There Is No Iran Deal: West, Iran Differ Sharply over Terms

JEWEL SAMAD/AFP/Getty Images
JEWEL SAMAD/AFP/Getty Images

The United Nations Security Council voted 15-0 on Monday to pass Resolution 2231, which endorses the Iran nuclear deal–“the Joint Comprehensive Plan of Action [JCPOA] signed in Vienna by the five permanent members of the Council, plus Germany, the European Union and Iran.” However, there are already sharp disagreements between Iran and the rest of the world as to what that deal actually means.

Iran’s Foreign Ministry claims, for example, that the deal does not actually cover its ballistic missile program, as advertised. Restrictions on ballistic missiles are to be ended after eight years, according to the JCPOA. However, Iran says, according to the Times of Israel, that the UN Security C0uncil resolution and the deal do not apply to its own missiles because they “have not been conceived to carry nuclear weapons.”

Similarly, there is confusion as to whether the deal prevents Iran from accelerating its nuclear program after the deal expires, or whether that is just an option. Such (voluntary) restrictions would have to be approved under the Additional Protocol to the Non-Proliferation Treaty, which the Iranian parliament is supposed to ratify, but there is no deadline for it to do so; it could wait until deal expires, in theory.

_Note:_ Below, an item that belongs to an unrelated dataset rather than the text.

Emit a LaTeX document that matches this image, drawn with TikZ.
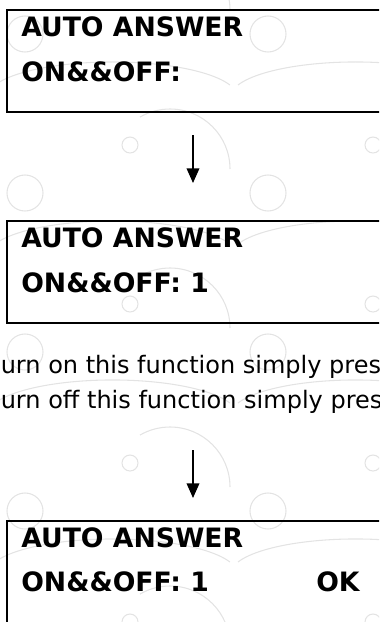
\documentclass[tikz,border=0pt]{standalone}
\usepackage{fontspec}
\setmainfont{DejaVu Sans}
\usetikzlibrary{arrows.meta}
\tikzset{
  screenbox/.style={draw,line width=1.5pt,anchor=north west,inner sep=0pt,
    minimum width=315pt,minimum height=76.5pt},
  screenline/.style={anchor=base west,inner sep=0pt,font=\fontsize{20}{24}\selectfont\bfseries},
  noteline/.style={anchor=base west,inner sep=0pt,font=\fontsize{18}{22}\selectfont},
  flow/.style={line width=1.1pt,-{Triangle[length=11pt,width=9.5pt]}},
  watermark/.style={draw=black!11,line width=0.8pt}
}
\begin{document}
\begin{tikzpicture}[x=0.75pt,y=-0.75pt]
  \useasboundingbox (0,0) rectangle (379,622);
  \clip (0,0) rectangle (379,622);
  % faint background pattern
  \foreach \i in {-1,0,1} {
    \foreach \j in {-1,0,1,2,3,4} {
      \begin{scope}[shift={(\i*243,\j*159)}]
        \draw[watermark] (130,145) circle[radius=8];
        \draw[watermark] (268,193) circle[radius=18];
        \draw[watermark] (-5,85) arc[start angle=200,end angle=340,x radius=125,y radius=35];
        \draw[watermark] (230,10) arc[start angle=0,end angle=-120,radius=60];
      \end{scope}
    }
  }
  % screens
  \node[screenbox] (scrA) at (6,9) {};
  \node[screenline] (scrAtop) at (21,36) {AUTO ANSWER};
  \node[screenline] (scrAbot) at (21,81) {ON\&\&OFF:};

  \node[screenbox] (scrB) at (6,220) {};
  \node[screenline] (scrBtop) at (21,247) {AUTO ANSWER};
  \node[screenline] (scrBbot) at (21,292) {ON\&\&OFF: 1};

  \node[screenbox,minimum height=105pt] (scrC) at (6,520) {};
  \node[screenline] (scrCtop) at (21,547) {AUTO ANSWER};
  \node[screenline] (scrCbot) at (21,591) {ON\&\&OFF: 1};
  \node[screenline] (scrCok) at (316,591) {OK};

  % instructions
  \node[noteline] (noteOn) at (0.5,373) {urn on this function simply pres};
  \node[noteline] (noteOff) at (0.5,408) {urn off this function simply pres};

  % arrows
  \coordinate (arrAstart) at (193,135);
  \coordinate (arrAend) at (193,183);
  \coordinate (arrBstart) at (193,450);
  \coordinate (arrBend) at (193,498);
  \draw[flow] (arrAstart) -- (arrAend);
  \draw[flow] (arrBstart) -- (arrBend);
\end{tikzpicture}
\end{document}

Alan Dershowitz, who has worked on UN resolutions on the Middle East, suggests there may not have been a “meeting of the minds” on the Iran deal at all: “Is it a postponement for an uncertain number of years — 8, 10, 13, 14, 15 — of Iran’s ability to develop a nuclear weapon? Or is it an assurance that ‘Iran will not be able to develop a nuclear weapon?'”

These differences go far beyond the usual disputes over the precise interpretations of terms in an agreement. There seems to be a wide gulf between Iran and the West about what, in fact, is covered by the agreement. Other areas of confusion in the deal include access for international inspectors to Iranian military sites, which the Iranian Revolutionary Guard Corps apparently is refusing to accept or allow.

It will be hard to enforce a deal that is not, in fact, an agreement.